The attacker employed a layered decryption chain to obscure the phishing content from static analysis. On June 2, another user from Texas fell for the phishing attack below, which was hosted on a domain likely generated by the same algorithm.
Similar to the May 27th incident, it utilized multiple layers of decryption and also employed clipboard hijacking to complicate analysis. This was activated by two users in Texas on the same day.
On June 2nd, a Kentucky user clicked the spearphish below that perfectly mimicked Microsoft’s OAuth flow in the URL.
The HTML contains extensive Microsoft-branded meta data to obscure the core phishing logic. The attack was conducted by four different users on June 2nd and 3rd against several educational organizations in Kentucky.
The same day, three additional Kentucky users clicked the spearphish below, which included the spoofing of Microsoft’s internal telemetry reporting tool (Watson).
On June 4th, a user in Washington clicked a Microsoft spearphish that was hosted on a compromised domain, which was unwittingly hosting a phishing attack, making it difficult for reputation-based tools to detect.
The full URL mimics Microsoft’s OAuth 2.0 structure. The phishing attack also utilizes device fingerprinting for future targeting.
ID.me / IRS Account Phish
On June 4th, a Kentucky user clicked a phishing page impersonating an ID.me government login for IRS verification.

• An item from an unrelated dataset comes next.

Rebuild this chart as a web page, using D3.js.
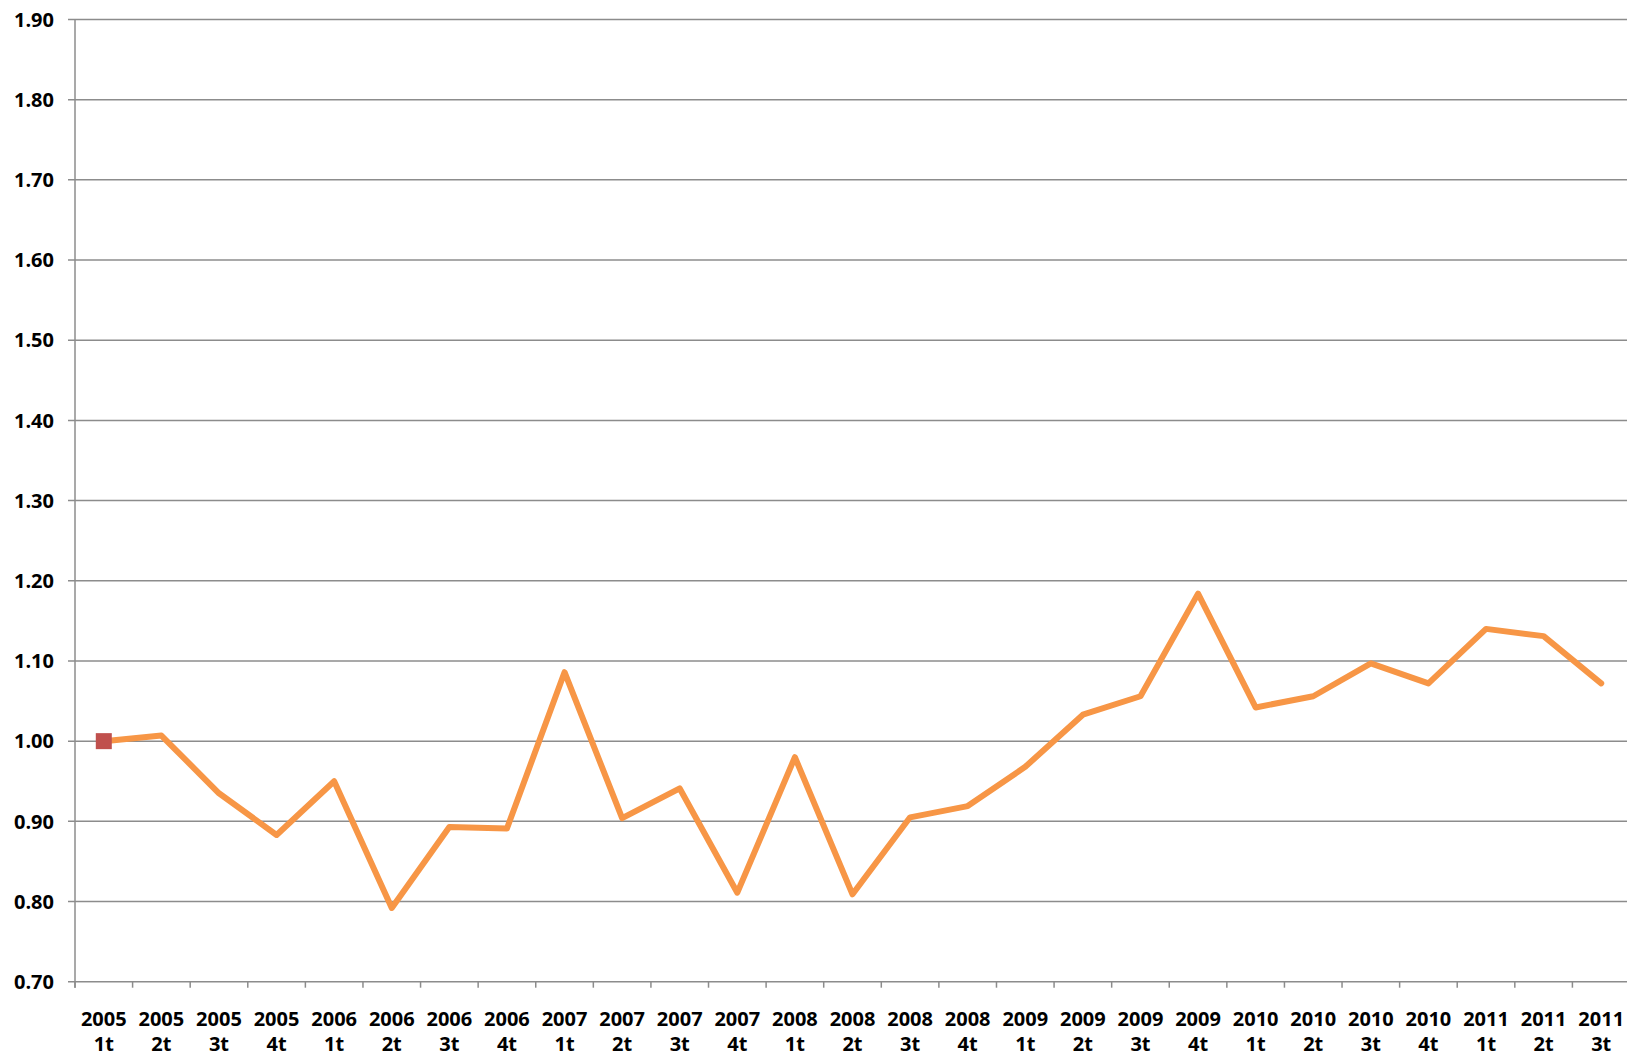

Similar reported phishing attacks by Aobnormal (https://intelligence.abnormal.ai/attack-library/threat-actors-impersonate-irs-and-id-me-in-sophisticated-phishing-attempt) are delivered via emails prompting users to “verify now” to avoid losing access to IRS services. The attack not only requests ID.me credentials but also additional personal data, including Social Security Number, date of birth, and even IRS-specific identifiers such as CAF and PTIN numbers. Had the attack been successful, the attacker could commit identity theft, file fraudulent tax returns, or use the stolen data for broader attacks involving MFA bypass.
Amazon and Multi-Brand Phishing
The same period saw an uptick of Amazon phishing targeting personal user accounts on work devices that were hosted on the same mybluehost[.]me domain as noted in earlier reports. Below are two examples that users in Ohio and Kentucky clicked.
The full URL in the last example includes keywords such as "reactivate" and "Prime," strongly suggesting a scam related to Amazon Prime membership—likely a fake alert indicating that a Prime account has been suspended or requires updating.
On May 31st, a Kentucky user opened a multi-brand phishing attack via an Adobe fileshare.
This attack targeted numerous credential types and included an MFA phishing stage after password credentials were harvested.
Mitigations
Block the specified domains on corporate firewalls and endpoint security solutions.
Educate users about phishing risks in file-sharing applications outside email, like Adobe
Remind users of phishing risks for their personal accounts that they access even if they are on corporate devices
Enforce multi-factor authentication (MFA) on all corporate logins to reduce the risk of credential compromise.